Well needless to say, this was not what that customer wanted to hear from Joe, so he got up and, in his slurred voice, yelled at Joe, “F@%k YOU” and then proceeded to stumble out the door that he had just come in. Not really realizing where he was, he turned left onto Fifth Avenue and then entered the door on the other end of the Brass Rail and started yelling “Bartender make me a spicy Bloody Mary.”

OK, now Joe was beside himself, went up to the intoxicated man and said, “I just told you I was not going to make you a drink until you sober up, so go across the street, get some coffee and some food, and only then I will see if you are sober enough to have another drink. So, I must ask you to leave now.”

The man got up off his stool and looked Joe dead in the face and said: “F@%K YOU, you work in every f@%king bar in this town, where the hell am I supposed to get a drink then?”

I think he finally went across the street and decided to have coffee and breakfast instead, sobering up so he could continue to drink, because in his mind no bar would serve him. LOL

Years later, I was bartending at Rich’s Night Club, and I loved working in this new and very fast-paced environment. After several years, I was able to earn the right to which bar station I wanted to work at, and on this particular Friday night, I was working the first bar as customers entered the back room to the dance floor. I remember those days so well, I had so many loyal and wonderful customers, many I knew what their drinks were and often had them already made when I saw them entering the back bar. I would just hand their drinks over other people to move my line along faster.

It just so happened that this Friday night a short, middle-aged man, wearing fake gold-plated jewelry got right up to my bar – to those who knew me back then, know I would be taking orders, making drinks, collecting money, and giving out change as fast as I possibly could, while still acknowledging every single person who came to me to make their drink. Well, this middle-aged man was very upset that I did not stop everything I was doing by the time he got to my bar to take his order, when I finished up with my customer before him, I said, “Hello, how are you? Thank you for waiting, what would you like to drink?”

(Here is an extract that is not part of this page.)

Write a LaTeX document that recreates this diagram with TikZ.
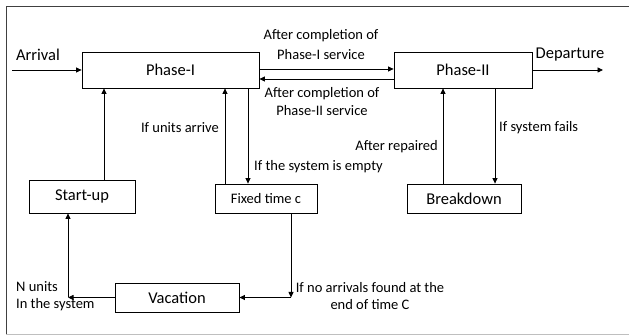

Big Mike when he worked at Rich’s in the 1990s

Then out of nowhere he says to me: “I need you to listen and listen good, I will only say this once, I want a Corona with lime, and then I want two shots of Courvoisier, pour the two shots in a cordial glass, but only charge me for one shot.” I looked at him as if he was crazy and said, “I’m sorry it doesn’t work like that, if you order two shots, I’m charging you for two shots.” As I began to put his Corona on the bar with a lime, I also poured his two shots and then put a well glass in between the shots, then poured the two shots in the well glass. I mentioned to him we did not have cordial glassware there at Rich’s. Then I said, “That will be $17.50, please.”

OMG, he became furious with me, cursing and yelling that I was a stupid and uneducated bartender, and that he made more money than I would ever see in my lifetime compared to him. I replied, “All that money you make, I need $17.50 of it, please.” Catching me by total surprise, he picked up the shots I had poured into the well glass and threw it in my face. As soon as he did that, my amazing barback, Eddie, jumped over the bar and grabbed him, pushing him toward the door.

In those early days at Rich’s, the first several years that we were open we didn’t have any security working in the bar, so when any employee was in trouble, we all jumped the bar to help our fellow coworker.

We needed to get this crazy guy out the front door, which we did, and then we stood there to make sure he left. We watched him walk down the street yelling back at all of us and then he got into a beat-up Ford Pinto. He then drove right up to the front of the bar on University Avenue, jumped out of his car, leaving the door open and the keys in it as it was still running, and ran up to the sidewalk yelling at us that we would all be fired, and he would own the bar the next day.

Meanwhile, many of you reading this may remember Euphoria Coffee Shop next door to Rich’s, a haven for underage gays and lesbians at the time. We found out later he had been asked to leave there as well for harassing a young Latino boy. While this crazy man was yelling at us about how he would soon be the new bar owner, this same Latino boy that he had harassed earlier happened to be leaving Euphoria, saw him making a fool of himself, saw his car running, and ran over, jumped into his car and stole it right in front of everyone. We were rolling in laughter. Now he is telling us to call the police. Someone yelled out, “You’re going to own the bar, you call the police tomorrow.”

Poor guy, I think in his mind he really did think he was going to own the bar … how I have no idea, maybe he was going to sell his Ford Pinto?  We all went back into the bar to take care of our wonderful customers for the rest of the night. (No fake gold jewelry was damaged that night. Thank God.)

The staff of Rich’s in the 1990s. (Courtesy Lambda Archives, first run in the Gay & Lesbian Times)

It never pays to be nasty or mean to your bartenders, or anyone, for that matter, especially if you want a drink, thinking you are better than they are.

Those individuals that tried that with me never got a drink out of me if they treated me like that. I would just tell them flat out to go to another bartender. Overall, these many years, I have been honored to work with so many great, talented people in the bars, I have learned a lot from many of them and become lifelong friends with several of them over the years. I have always tried to do my job as best as I could as a professional to make sure all our guests had a good time. Remember to be kind to one another.

Thanks to all my wonderful, loyal, generous customers, because of all of you, I have been able to make a good living and make San Diego my home. Thank you. Come see me from 4-8 pm Fridays and Saturdays at The Rail.

I pray that all of you have an incredible 2024 and that you are always grateful for all the good that comes your way.

These are the shoulders I stand upon.